Gecikmeli okudum Ayşe Kulin'in kitabını.
Gündeme gelen tartışmalarla konusunu az çok tahmin edebiliyordum, bu yüzden kitaba karşı hem önyargılıydım hem de merak ediyordum.
(Spoiler içerir.)
Kitaba gümdende tutan Bora'nın hikayesinin, asıl olayların yanında paralel ilerleyeceğini, ne bileyim ince bir tül arkasında kalacağını düşünmüştüm.
Okumaya başlayınca öyle olmadığını gördüm, en azından hikayenin boyutu değişir diye umdum bu kez de. Ama kitap bitince anladım ki başından sonuna hep birşeylerin değişmesini beklemişim.
Tüm hikaye aheste bir şekilde ilerlerken, finalin alel acele yapıldığını düşündüm. Kim kime neyi anlatmış kafam karıştı biraz.
Sevmedim hikayeyi, sevemedim.
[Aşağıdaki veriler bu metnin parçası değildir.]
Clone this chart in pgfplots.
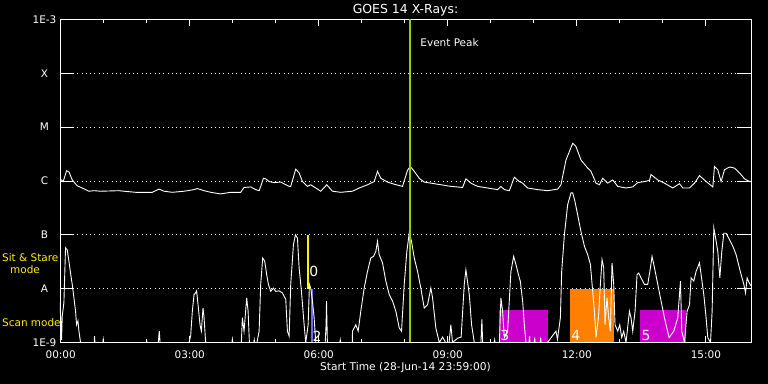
\documentclass[border=0pt]{standalone}
\usepackage{pgfplots}
\pgfplotsset{compat=1.18}
\usepackage{fontspec}
\setmainfont{DejaVu Sans}
\definecolor{peakgreen}{RGB}{154,205,0}
\definecolor{scanmag}{RGB}{204,0,204}
\definecolor{stareor}{RGB}{255,128,0}
\definecolor{bluemark}{RGB}{106,106,255}
\begin{document}
\begin{tikzpicture}
\fill[black] (0,0) rectangle (768bp,384bp);
\useasboundingbox (0,0) rectangle (768bp,384bp);
\begin{axis}[
  at={(60bp,41.5bp)}, anchor=south west,
  scale only axis, width=691bp, height=323bp,
  xmin=-0.0167, xmax=16.05, ymin=-9, ymax=-3,
  font=\fontsize{10.5}{12}\selectfont,
  axis line style={white, line width=0.9bp},
  tick align=inside,
  major tick length=14bp,
  tick style={white, line width=0.9bp},
  xtick style={/pgfplots/major tick length=6bp, /pgfplots/minor tick length=3.5bp},
  xtick={0,3,6,9,12,15},
  xticklabels={00:00,03:00,06:00,09:00,12:00,15:00},
  minor x tick num=2,
  ytick={-9,-8,-7,-6,-5,-4,-3},
  yticklabels={1E-9,A,B,C,M,X,1E-3},
  ymajorgrids,
  grid style={white, line width=0.9bp, dash pattern=on 0.9bp off 3.4bp},
  ticklabel style={text=white, font=\fontsize{10.5}{12}\selectfont},
  xticklabel style={anchor=base, yshift=-15.8bp},
  yticklabel style={anchor=center, xshift=-15.5bp},
  every axis title/.style={at={(0.5,1)}, anchor=base, yshift=5.8bp, text=white, font=\fontsize{12.5}{14}\selectfont},
  title={GOES 14 X-Rays:},
  every axis x label/.style={at={(axis description cs:0.5,0)}, anchor=base, yshift=-28.5bp, text=white, font=\fontsize{10.7}{12}\selectfont},
  xlabel={Start Time (28-Jun-14 23:59:00)},
]
% observing-mode boxes
\addplot[fill=scanmag, draw=none] coordinates {(10.18,-9) (10.18,-8.39) (11.33,-8.39) (11.33,-9)} -- cycle;
\addplot[fill=stareor, draw=none] coordinates {(11.834,-9) (11.834,-8) (12.875,-8) (12.875,-9)} -- cycle;
\addplot[fill=scanmag, draw=none] coordinates {(13.463,-9) (13.463,-8.39) (14.527,-8.39) (14.527,-9)} -- cycle;
\addplot[yellow, line width=2bp] coordinates {(5.753,-7) (5.753,-8)};
\addplot[bluemark, line width=2.5bp] coordinates {(5.84,-8) (5.84,-9)};
\node[white, anchor=base west, inner sep=0, font=\fontsize{14}{14}\selectfont] at (axis cs:5.776,-7.78) {0};
\node[white, anchor=base west, inner sep=0, font=\fontsize{14}{14}\selectfont] at (axis cs:5.85,-8.98) {2};
\node[white, anchor=base west, inner sep=0, font=\fontsize{14}{14}\selectfont] at (axis cs:10.22,-8.96) {3};
\node[white, anchor=base west, inner sep=0, font=\fontsize{14}{14}\selectfont] at (axis cs:11.87,-8.96) {4};
\node[white, anchor=base west, inner sep=0, font=\fontsize{14}{14}\selectfont] at (axis cs:13.50,-8.96) {5};
% long channel (upper)
\addplot[white, line width=0.9bp] coordinates {
(-0.0167,-5.96) (0.058,-6.01) (0.135,-5.81) (0.191,-5.83) (0.268,-5.98) (0.384,-6.09) (0.500,-6.13) (0.656,-6.19) (0.773,-6.18) (0.926,-6.19) (1.354,-6.18) (1.471,-6.19) (1.741,-6.21) (2.129,-6.21) (2.285,-6.15) (2.402,-6.19) (2.595,-6.21) (2.867,-6.19) (3.100,-6.16) (3.177,-6.14) (3.333,-6.18) (3.486,-6.21) (3.719,-6.24) (3.952,-6.21) (4.184,-6.21) (4.263,-6.12) (4.417,-6.11) (4.533,-6.16) (4.613,-6.18) (4.650,-6.10) (4.713,-5.95) (4.766,-5.96) (4.845,-6.01) (4.962,-6.03) (5.115,-6.02) (5.311,-6.10) (5.348,-6.10) (5.464,-5.78) (5.543,-5.85) (5.620,-6.01) (5.737,-6.10) (5.813,-6.07) (5.930,-6.13) (6.046,-6.19) (6.186,-6.07) (6.318,-6.19) (6.511,-6.21) (6.784,-6.19) (6.940,-6.13) (7.133,-6.07) (7.289,-6.01) (7.366,-5.82) (7.442,-5.95) (7.598,-6.02) (7.754,-6.06) (7.947,-6.10) (8.064,-5.80) (8.127,-5.73) (8.220,-5.82) (8.336,-5.95) (8.452,-6.02) (8.685,-6.05) (9.071,-6.10) (9.344,-6.12) (9.421,-5.96) (9.537,-6.04) (9.693,-6.10) (9.926,-6.13) (10.158,-6.16) (10.235,-6.10) (10.314,-6.16) (10.431,-6.18) (10.547,-5.93) (10.663,-6.01) (10.740,-6.04) (10.856,-6.13) (11.089,-6.16) (11.322,-6.18) (11.555,-6.15) (11.631,-6.07) (11.748,-5.61) (11.904,-5.30) (11.980,-5.36) (12.097,-5.61) (12.253,-5.76) (12.330,-5.82) (12.446,-6.04) (12.525,-6.07) (12.602,-5.95) (12.718,-6.04) (12.835,-5.98) (12.951,-6.10) (13.144,-6.13) (13.300,-6.11) (13.416,-6.03) (13.572,-6.01) (13.689,-5.99) (13.726,-5.88) (13.882,-5.98) (14.038,-6.04) (14.231,-6.13) (14.387,-6.05) (14.464,-6.13) (14.620,-6.13) (14.736,-6.04) (14.852,-5.90) (15.006,-6.01) (15.162,-6.11) (15.201,-5.73) (15.278,-5.79) (15.355,-6.01) (15.434,-5.79) (15.551,-5.74) (15.667,-5.76) (15.783,-5.85) (15.900,-5.96) (16.016,-6.01)
};
% short channel (lower)
\addplot[white, line width=0.9bp] coordinates {
(-0.0167,-8.26) (0.02,-8.95) (0.035,-8.51) (0.074,-8.26) (0.112,-7.24) (0.151,-7.28) (0.191,-7.49) (0.228,-7.71) (0.268,-7.92) (0.307,-8.17) (0.345,-8.42) (0.368,-8.67) (0.400,-8.60) (0.424,-8.79) (0.461,-9)
(0.78,-9) (0.787,-8.88) (0.795,-9) (0.98,-9) (0.989,-8.94) (1.0,-9) (1.99,-9) (1.997,-8.97) (2.005,-9) (2.27,-9) (2.285,-8.85) (2.292,-8.79) (2.30,-8.88) (2.31,-9)
(2.983,-9) (3.021,-8.88) (3.060,-8.42) (3.100,-8.11) (3.137,-8.08) (3.160,-8.04) (3.193,-8.30) (3.239,-8.67) (3.270,-8.79) (3.309,-8.36) (3.333,-8.54) (3.370,-9)
(3.98,-9) (3.991,-8.94) (4.0,-9) (4.20,-9) (4.224,-8.54) (4.263,-8.79) (4.324,-8.17) (4.357,-8.42) (4.387,-9) (4.49,-9) (4.50,-8.95) (4.51,-9) (4.56,-9) (4.57,-8.97)
(4.613,-8.79) (4.650,-7.92) (4.696,-7.43) (4.743,-7.49) (4.789,-7.74) (4.829,-7.92) (4.882,-8.05) (4.945,-7.99) (4.999,-8.05) (5.078,-8.04) (5.155,-8.08) (5.232,-8.20) (5.271,-8.79) (5.311,-8.88) (5.348,-7.92) (5.411,-7.18) (5.457,-7.00) (5.504,-7.06) (5.543,-7.61) (5.597,-8.05) (5.660,-8.67) (5.697,-9) (5.753,-8.67) (5.783,-7.92) (5.813,-7.99) (5.853,-8.23) (5.892,-8.54) (5.930,-9)
(6.15,-9) (6.17,-8.67) (6.18,-8.23) (6.20,-9) (6.49,-9) (6.50,-8.95) (6.51,-9) (6.78,-9) (6.784,-8.79) (6.861,-8.67) (6.916,-8.79) (6.977,-8.42) (7.056,-7.99) (7.133,-7.68) (7.210,-7.43) (7.273,-7.40) (7.326,-7.31) (7.366,-7.12) (7.405,-7.37) (7.482,-7.52) (7.559,-7.86) (7.638,-8.11) (7.715,-8.23) (7.792,-8.42) (7.871,-8.73) (7.924,-8.79) (7.987,-7.92) (8.048,-7.31) (8.103,-6.97) (8.157,-7.12) (8.220,-7.43) (8.297,-7.68) (8.373,-7.99) (8.452,-8.36) (8.529,-8.30) (8.606,-7.99) (8.646,-8.17) (8.722,-8.73) (8.802,-9) (8.88,-8.90) (8.95,-9) (9.03,-9) (9.071,-8.67) (9.11,-9) (9.23,-8.92) (9.31,-8.90) (9.383,-7.92) (9.421,-7.65) (9.500,-8.11) (9.553,-8.67) (9.616,-9)
(9.77,-9) (9.793,-8.57) (9.81,-9) (10.08,-9) (10.09,-8.95) (10.10,-9) (10.20,-9) (10.235,-8.17) (10.274,-8.42) (10.314,-8.91) (10.39,-8.79) (10.468,-7.68) (10.531,-7.40) (10.584,-7.55) (10.663,-7.80) (10.686,-7.86) (10.740,-8.23) (10.780,-8.67) (10.817,-9)
(10.89,-9) (10.90,-8.88) (10.91,-9) (11.01,-9) (11.02,-8.91) (11.03,-9) (11.15,-9) (11.16,-8.91) (11.17,-9) (11.317,-9) (11.515,-8.79) (11.55,-8.94) (11.618,-8.54) (11.648,-7.68) (11.711,-7.00) (11.787,-6.44) (11.864,-6.22) (11.904,-6.22) (11.957,-6.38) (12.020,-6.63) (12.097,-6.94) (12.176,-7.21) (12.253,-7.37) (12.316,-7.55) (12.369,-8.05) (12.409,-8.42) (12.446,-8.91) (12.502,-8.54) (12.548,-7.92) (12.586,-7.46) (12.625,-7.61) (12.655,-8.67) (12.702,-8.17) (12.741,-8.54) (12.781,-8.79) (12.818,-7.52) (12.858,-7.92) (12.888,-8.67) (12.951,-8.79) (12.998,-8.67) (13.044,-8.91) (13.09,-8.79) (13.144,-9)
(13.223,-8.42) (13.260,-8.54) (13.30,-8.79) (13.354,-8.42) (13.400,-7.74) (13.440,-7.71) (13.493,-7.80) (13.572,-7.92) (13.649,-7.92) (13.712,-7.61) (13.749,-7.40) (13.805,-7.61) (13.882,-7.92) (13.959,-8.23) (14.038,-8.54) (14.075,-8.67) (14.145,-8.91) (14.254,-8.79) (14.347,-8.54) (14.410,-7.86) (14.44,-8.79) (14.503,-9) (14.564,-8.42) (14.620,-8.30) (14.657,-7.80) (14.720,-7.86) (14.773,-7.68) (14.852,-7.52) (14.890,-7.74) (14.952,-8.11) (15.006,-8.54) (15.045,-8.91) (15.108,-9) (15.146,-8.42) (15.185,-6.87) (15.215,-7.00) (15.278,-7.31) (15.325,-7.80) (15.371,-7.31) (15.418,-6.97) (15.471,-6.97) (15.551,-7.09) (15.627,-7.21) (15.704,-7.37) (15.760,-7.55) (15.821,-7.74) (15.883,-7.92) (15.923,-8.08) (15.960,-7.80) (16.006,-7.89) (16.05,-7.95)
};
\addplot[peakgreen, line width=2bp] coordinates {(8.11,-9) (8.11,-3)};
\node[white, anchor=base west, inner sep=0, font=\fontsize{10.5}{12}\selectfont] at (axis cs:8.36,-3.51) {Event Peak};
\end{axis}
\node[text=yellow, anchor=base west, inner sep=0, font=\fontsize{10.5}{12}\selectfont] at (2bp,122bp) {Sit \& Stare};
\node[text=yellow, anchor=base, inner sep=0, font=\fontsize{10.5}{12}\selectfont] at (25bp,110bp) {mode};
\node[text=yellow, anchor=base west, inner sep=0, font=\fontsize{10.5}{12}\selectfont] at (2bp,57bp) {Scan mode};
\end{tikzpicture}
\end{document}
Empati kurmak isteyeceğim, kitabın kahramanı adına üzüleceğim/sevineceğim bir hikaye değildi benim için. Baştan sona zorlama bir hikayeydi bence. (Mesela Zenne'yi izlerken etkilenmiştim, anlatımı samimiydi.)Yazarın bir kadın olduğunu bilmek de beni olumsuz etkiledi, bir sürü "belki"li cümle kurdum...
Aslında kitabı satın almaktansa kütüphaneden ya da ikinci el alabilmeyi ummuştum ama olmadı. (Fazla beklenti içne girmediğim ama bir yandan da merak ettiğim kitaplara genelde para vermek istemiyorum) Bir de işgüzarlık edip devam kitabıyla birlikte aldım. Üstelik okuyanların çoğu Bora'nın Kitabını ilk kitaba göre zorlama/gereksiz bulunmuş. Devam kitabı olmasının verdiği "baskı" ile onu da okurum artık bir ara....
Tavsiye notuyla bağlayayım; okunacak onca güzel kitap var.(Belki bu konuda daha naif kitaplar da vardır). Daha iyi bir seçim yapabilirsiniz bence.